The forward's deal expires this summer and the club have not yet been able to offer him the terms he wants. His manager conceded yesterday that the parties "have not made any progress" and told the England international "to make up his mind".
Although there is no public threat to sell Walcott in January if he does not sign, his eventual departure would be yet another failure by Arsenal to keep one of their best players. However, Wenger is adamant that the club's approach is correct and the lavish spending of Chelsea and Manchester City is not.
Since Arsenal's last title those clubs, funded by billionaires, have won four Premier League titles and five FA Cups between them. Wenger's side are currently in 10th place in the league, already 12 points behind City.
"Football is not only to splash money out and work, it is about patience and the pride to create your own players," Wenger said. "I always said that. I continue to believe that. I have big respect for the passion about the game in England. I have big respect for this country. But football is more than just splashing out. It's much deeper, much bigger than that. It is about sweat, thinking, working hard."

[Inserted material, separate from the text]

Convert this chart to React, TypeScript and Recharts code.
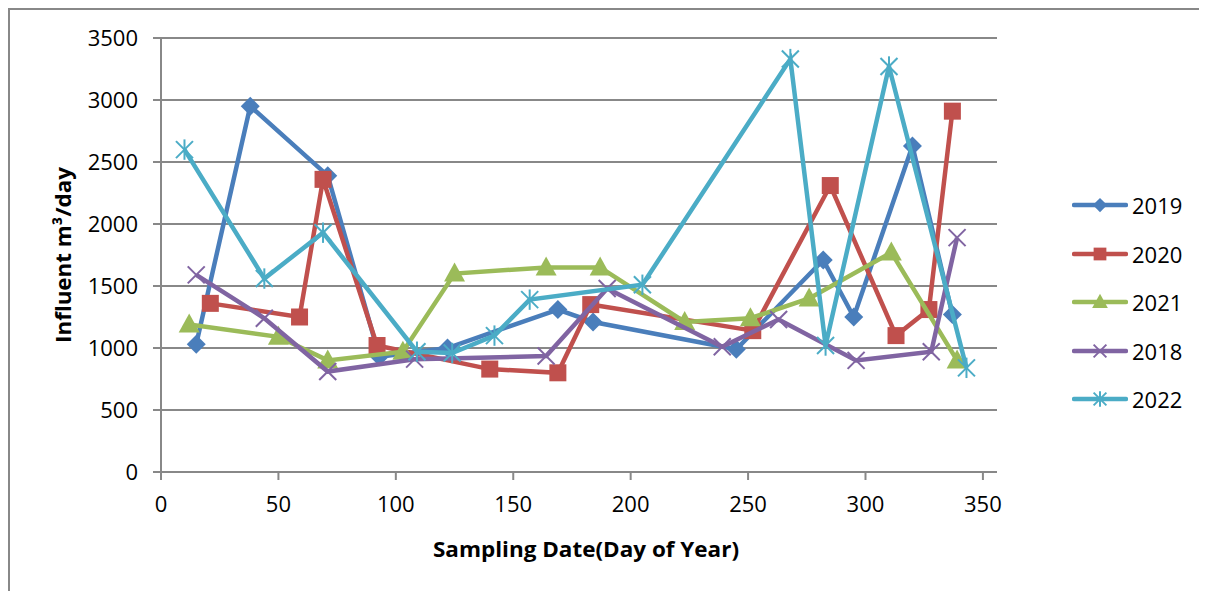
import React from 'react';
import { ScatterChart, Scatter, XAxis, YAxis, CartesianGrid, Label } from 'recharts';

// Day of year and influent flow (m3/day)
const days2019 = [15, 38, 71, 93, 122, 169, 184, 245, 282, 295, 320, 337];
const flow2019 = [1030, 2950, 2390, 930, 1000, 1310, 1210, 990, 1710, 1250, 2630, 1270];

const days2020 = [21, 59, 69, 92, 140, 169, 183, 252, 285, 313, 327, 337];
const flow2020 = [1360, 1250, 2360, 1020, 830, 800, 1350, 1140, 2310, 1100, 1310, 2910];

const days2021 = [12, 50, 71, 103, 125, 164, 187, 223, 251, 276, 311, 339];
const flow2021 = [1190, 1090, 900, 970, 1600, 1650, 1650, 1210, 1240, 1400, 1770, 900];

const days2018 = [15, 44, 71, 108, 164, 190, 239, 263, 296, 328, 339];
const flow2018 = [1590, 1240, 810, 910, 935, 1480, 1010, 1230, 900, 970, 1890];

const days2022 = [10, 44, 69, 109, 124, 142, 157, 205, 268, 283, 310, 343];
const flow2022 = [2600, 1560, 1930, 970, 960, 1100, 1390, 1510, 3330, 1020, 3270, 840];

const xTicks = [0, 50, 100, 150, 200, 250, 300, 350];
const yTicks = [0, 500, 1000, 1500, 2000, 2500, 3000, 3500];

type MarkerKind = 'diamond' | 'square' | 'triangle' | 'cross' | 'star';

const toPoints = (xs: number[], ys: number[]) => xs.map((x, i) => ({ x, y: ys[i] }));

const series: { name: string; color: string; marker: MarkerKind; data: { x: number; y: number }[] }[] = [
    { name: '2019', color: '#4A7EBB', marker: 'diamond', data: toPoints(days2019, flow2019) },
    { name: '2020', color: '#C0504D', marker: 'square', data: toPoints(days2020, flow2020) },
    { name: '2021', color: '#9BBB59', marker: 'triangle', data: toPoints(days2021, flow2021) },
    { name: '2018', color: '#8064A2', marker: 'cross', data: toPoints(days2018, flow2018) },
    { name: '2022', color: '#4BACC6', marker: 'star', data: toPoints(days2022, flow2022) },
];

const GRAY = '#888888';
const FONT = '"Open Sans", Lato, sans-serif';

const Marker = ({ cx, cy, kind, color, s = 1 }: { cx: number; cy: number; kind: MarkerKind; color: string; s?: number }) => {
    if (cx == null || cy == null) return null;
    switch (kind) {
        case 'diamond': {
            const r = 9.5 * s;
            return <polygon points={`${cx},${cy - r} ${cx + r},${cy} ${cx},${cy + r} ${cx - r},${cy}`} fill={color} />;
        }
        case 'square': {
            const h = 8.5 * s;
            return <rect x={cx - h} y={cy - h} width={2 * h} height={2 * h} fill={color} />;
        }
        case 'triangle': {
            const w = 10.5 * s;
            return <polygon points={`${cx},${cy - 11 * s} ${cx + w},${cy + 8 * s} ${cx - w},${cy + 8 * s}`} fill={color} />;
        }
        case 'cross': {
            const r = 8.5 * s;
            return (
                <g stroke={color} strokeWidth={2}>
                    <line x1={cx - r} y1={cy - r} x2={cx + r} y2={cy + r} />
                    <line x1={cx - r} y1={cy + r} x2={cx + r} y2={cy - r} />
                </g>
            );
        }
        default: {
            const r = 8.5 * s;
            return (
                <g stroke={color} strokeWidth={2}>
                    <line x1={cx - r} y1={cy - r} x2={cx + r} y2={cy + r} />
                    <line x1={cx - r} y1={cy + r} x2={cx + r} y2={cy - r} />
                    <line x1={cx} y1={cy - r * 1.2} x2={cx} y2={cy + r * 1.2} />
                </g>
            );
        }
    }
};

export default function App() {
    return (
        <div
            style={{
                position: 'relative',
                width: 1199,
                height: 583,
                borderLeft: `2px solid ${GRAY}`,
                borderTop: `2px solid ${GRAY}`,
                boxSizing: 'border-box',
                background: '#fff',
                fontFamily: FONT,
            }}
        >
            <ScatterChart width={1197} height={581} margin={{ top: 28, right: 210, left: 0, bottom: 0 }}>
                <CartesianGrid vertical={false} stroke={GRAY} strokeWidth={2} />
                <XAxis
                    type="number"
                    dataKey="x"
                    domain={[0, 356]}
                    ticks={xTicks}
                    height={119}
                    tickSize={8}
                    tickMargin={16}
                    axisLine={{ stroke: GRAY, strokeWidth: 2 }}
                    tickLine={{ stroke: GRAY, strokeWidth: 2 }}
                    tick={{ fill: '#000', fontSize: 22, fontFamily: FONT }}
                >
                    <Label
                        content={(p: any) => {
                            const vb = p.viewBox;
                            return (
                                <text x={vb.x + vb.width / 2 + 7} y={vb.y + 76} textAnchor="middle" dominantBaseline="central"
                                    fontSize={22} fontWeight="bold" fontFamily={FONT} fill="#000"
                                    textLength={306} lengthAdjust="spacingAndGlyphs">
                                    Sampling Date(Day of Year)
                                </text>
                            );
                        }}
                    />
                </XAxis>
                <YAxis
                    type="number"
                    dataKey="y"
                    domain={[0, 3500]}
                    ticks={yTicks}
                    width={151}
                    tickSize={8}
                    tickMargin={15}
                    axisLine={{ stroke: GRAY, strokeWidth: 2 }}
                    tickLine={{ stroke: GRAY, strokeWidth: 2 }}
                    tick={{ fill: '#000', fontSize: 22, fontFamily: FONT }}
                >
                    <Label
                        content={(p: any) => {
                            const vb = p.viewBox;
                            const x = vb.x + 52;
                            const y = vb.y + vb.height / 2;
                            return (
                                <text x={x} y={y} transform={`rotate(-90 ${x} ${y})`} textAnchor="middle" dominantBaseline="central"
                                    fontSize={22} fontWeight="bold" fontFamily={FONT} fill="#000"
                                    textLength={176} lengthAdjust="spacingAndGlyphs">
                                    Influent m³/day
                                </text>
                            );
                        }}
                    />
                </YAxis>
                {series.map(s => (
                    <Scatter
                        key={s.name}
                        name={s.name}
                        data={s.data}
                        line={{ stroke: s.color, strokeWidth: 4.5 }}
                        lineType="joint"
                        isAnimationActive={false}
                        shape={(p: any) => <Marker cx={p.cx} cy={p.cy} kind={s.marker} color={s.color} />}
                    />
                ))}
            </ScatterChart>

            {/* legend on the right */}
            <div style={{ position: 'absolute', left: 1062, top: 171 }}>
                {series.map(s => (
                    <div key={s.name} style={{ display: 'flex', alignItems: 'center', height: 48.5 }}>
                        <svg width={56} height={24}>
                            <line x1={2} y1={12} x2={54} y2={12} stroke={s.color} strokeWidth={4.5} strokeLinecap="round" />
                            <Marker cx={28} cy={12} kind={s.marker} color={s.color} s={0.75} />
                        </svg>
                        <span style={{ marginLeft: 4, fontSize: 22, color: '#000' }}>{s.name}</span>
                    </div>
                ))}
            </div>
        </div>
    );
}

Wenger has watched while foreign money at Chelsea and City has taken them well beyond Arsenal off and on the pitch, but the Frenchman proudly claimed that his methods were closer to the treasured traditions of the English game.
"You have a big tradition of that in England," Wenger said of that old hard mental work, which he feels is being lost in a sea of imported cash. "I believe the pride of this country historically is built on that. It's what makes this football strong and interesting.

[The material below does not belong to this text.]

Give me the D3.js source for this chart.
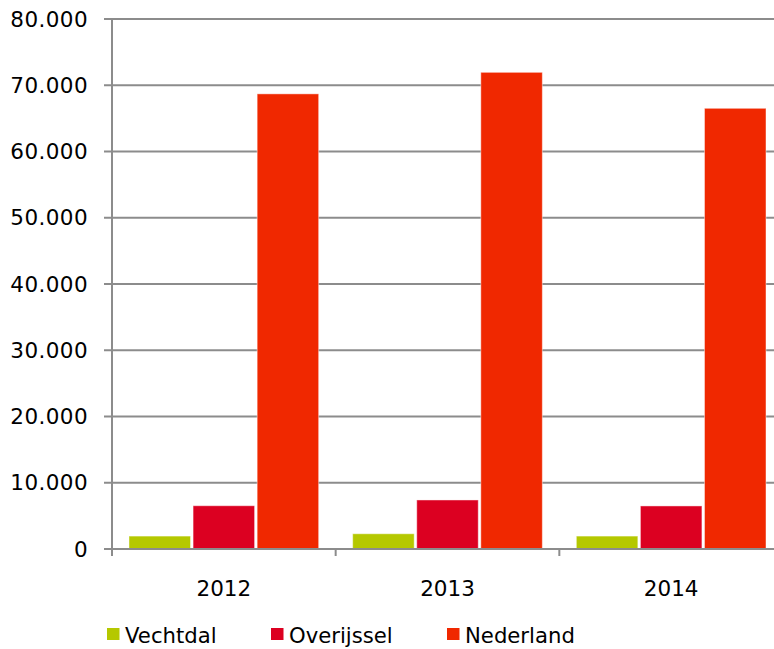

"If you go to Nottingham Forest, they have won the league; if you go to Aston Villa, they have won the league. That means historically this country has always been about effort, thoughtful thinking about the game. I am scared all these qualities today have less importance in the game."
With Arsenal pursuing their famous "self-sustaining model", Wenger is under vocal pressure from his supporters to keep pace with City and Chelsea's spending. Arsenal have bought players in the last few years but no one for nearly as much as City and Chelsea paid for Sergio Aguero or Fernando Torres respectively.
But Wenger insisted he would not alter his approach to catch up. "It won't change," he said. "It doesn't mean we will not spend money. I am always painted like a guy who refuses to spend money, like a greedy guy, and people who live with me can tell you that. But I just think I act like a responsible manager because we went through a period where we had restricted funds and I acted in a responsible way."
Wenger recognised that money did help to improve teams but said he would "continue to believe" there were other important things too. "If needed, we want to be the best. But the best is not only about buying players. We need to continue with what has made our strengths until now.
"I don't say that money doesn't play a part in it, but it's not only about that. We have to continue to believe that it's not only about that. What is the game about, then? Football has to be even, interesting, unpredictable. Nobody can tell you what will happen in Man City v United but it has to be level chances as well."
Wenger also said he was "quite amazed" by speculation that Bacary Sagna would leave Arsenal, given that negotiations over a contract extension were "very positive.
"He has one and a half years of his contract to go," Wenger said. "We are in negotiations which are very positive. These statements [about a wish to leave] are completely opposite of the feelings we have with the player and about his extension."